The BBox-Mask-Pose (BMP) method integrates detection, pose estimation, and segmentation into a self-improving loop by conditioning these tasks on each other. This approach enhances all three tasks simultaneously. Using segmentation masks instead of bounding boxes improves performance in crowded scenarios, making top-down methods competitive with bottom-up approaches.

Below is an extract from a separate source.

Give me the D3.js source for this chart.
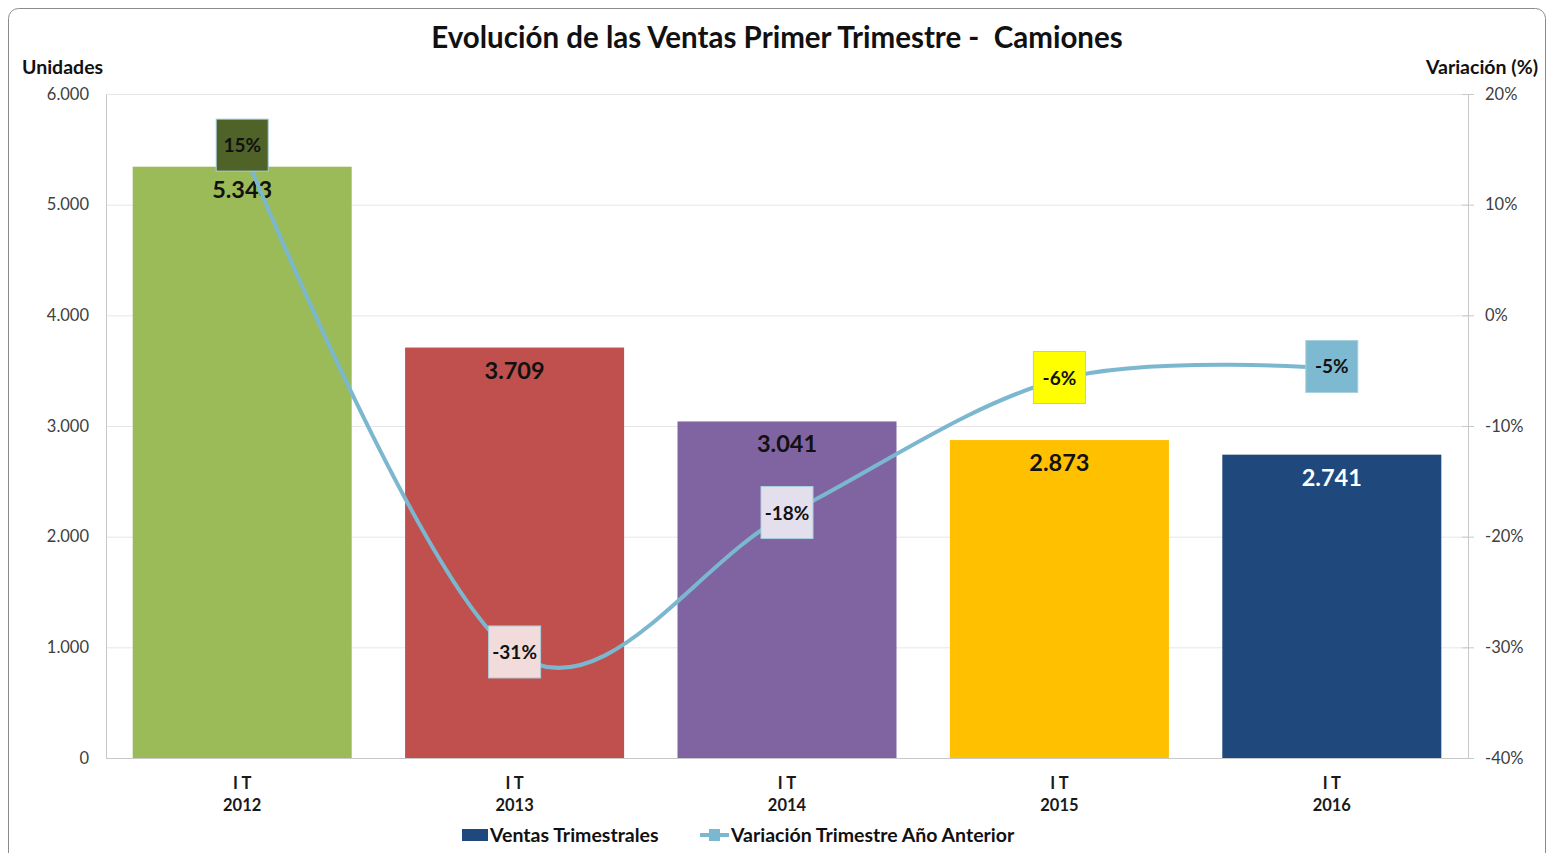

Key contributions: 1. MaskPose: a pose estimation model conditioned by segmentation masks instead of bounding boxes, boosting performance in dense scenes without adding parameters - Download pre-trained weights below 2. BBox-MaskPose (BMP): method linking bounding boxes, segmentation masks, and poses to simultaneously address multi-body detection, segmentation and pose estimation - Try the demo! 3. Fine-tuned RTMDet adapted for itterative detection (ignoring 'holes') - Download pre-trained weights below 5. Support for multi-dataset training of ViTPose, previously implemented in the official ViTPose repository but absent in MMPose.

For more details, please visit our project website.

📢 News

Aug 2025: HuggingFace Image Demo is out! 🎮
Jul 2025: Version 1.1 with easy-to-run image demo released
Jun 2025: Paper accepted to ICCV 2025! 🎉
Dec 2024: The code is available
Nov 2024: The project website is on

🚀 Installation

This project is built on top of MMPose and SAM 2.1. Please refer to the MMPose installation guide or SAM installation guide for detailed setup instructions.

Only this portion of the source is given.